Ready ... action!
3/6/2012 10:33:09 AM
Mar 6, 2012~Retrospective


 

Ready . . . action!

Grammar classes were always my favorite . . . I liked diagramming sentences--breaking the parts of speech into little branches and trees.  Later, as an English teacher, I liked teaching my students to diagram sentences, so that they too would better understand the rules of language grammar. Today's lesson: verbs.    verb |v?rb| noun a word used to describe an action  

In James 4.7-10--count how many verbs there are—“SUBMIT yourselves, then, to God. RESIST the devil, and he will flee from you.  COME near to God and he will come near to you.  WASH your hands, you sinners, and PURIFY your hearts, you double-minded.  GRIEVEMOURN and WAIL. CHANGE your laughter to mourning and your joy to gloom.  HUMBLE yourselves before the Lord, and he will lift you up.”  
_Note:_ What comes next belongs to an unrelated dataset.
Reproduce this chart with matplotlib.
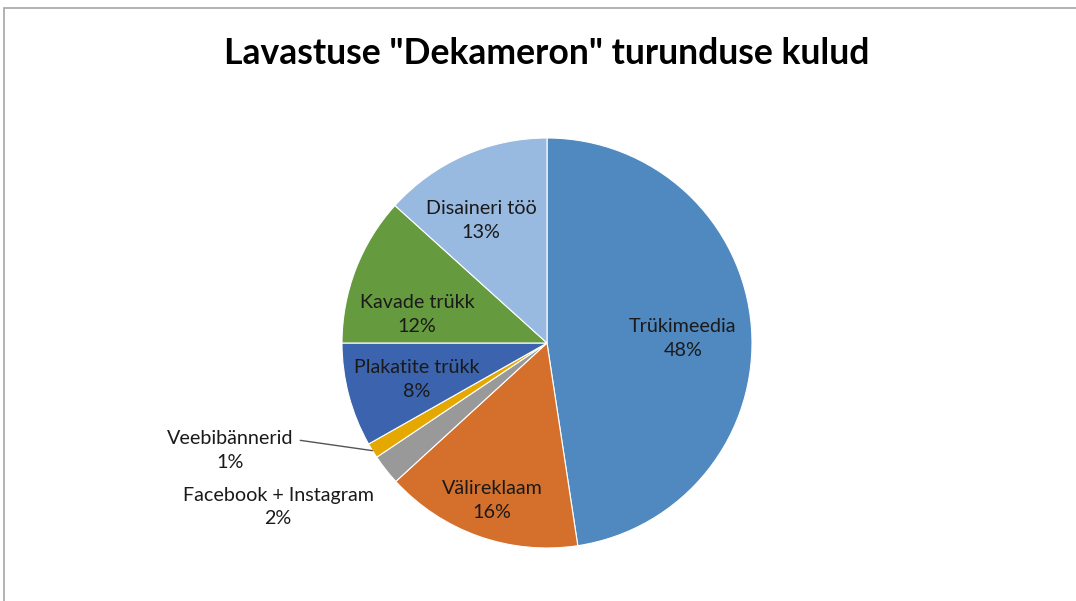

Without doubt, James' readers were really struggling with humility and having a right heart before God.  'Grieve, mourn, wail' tips us off.  So, James is telling them, ‘get your hearts right, acknowledge how unclean you are before God’.  We are not so different from the Jewish Christians to whom James was writing.  Often we are tempted to think something like this, 'hey, I'm not so bad . . . I'm a good guy, really--I pay my taxes, take care of my family, don't cheat, don't even smoke, don't usually drink too much, and hey--compared to that guy over there . . . I'm really a good guy!'  Really, well how good do you have to be to go to Heaven?  If goodness is the standard, what percentage of good do you have to be--66%?  What if the holiness standard is 81%?  Hmmm . . . Well, thankfully, “goodness” isn't the litmus test, but rather grace. 

And by the way, God doesn't grade on a curve, or a sliding scale ... your goodness or holiness is not in comparison to George Jefferson or Marge Simpson or your next-door neighbor; you are only compared to the righteousness of God . . . so, now, how do you stack up?  God’s idea of holiness, and how we can be considered ‘right’ ought be our concern, because when this life is over, well, what then?  One thing for sure--no unholy thing will abide in God's presence, in Heaven; after all, eternity is what we ought to be looking at, because 78 years of life on this planet is nothing compared to forever!  Ah, grace . . .

Now, we see why James uses all these verbs--true faith responds to God actively rather than passively.

I love that line: come near to God, and He will come near to you Oh, yes I love that.  Go ahead, Rita -- go ahead, Dave -- go ahead, Justine -- draw near to God, and he'll draw near to you.  Unfortunately, some of us have been immunized with religion from our youth, just enough so, that we never contract relationship--we miss it.  There is an oft-quoted verse in Jeremiah—“For I know the plans I have for you, declares the Lord, plans to prosper you and not to harm you, plans to give you a hope and a future.” (29.11) - okay, that is divinely inspired, but don't stop there, look at the next two verses, because they are amazing – “Then you will call upon me and come and pray to me, and I will listen to you.  You will seek me and find me when you seek me with all your heart.”  James paraphrases Jeremiah's words, "Come near to God, and he will come near to you."

So, how do we seek him and find him?  How do we 'come near'?  Another verb, this one from my mother--"Keep still."  Indeed, in the stillness, in the quiet of our hearts, we are able to reach for God, and we can feel him reaching back.  Action – we reach, and he reaches back.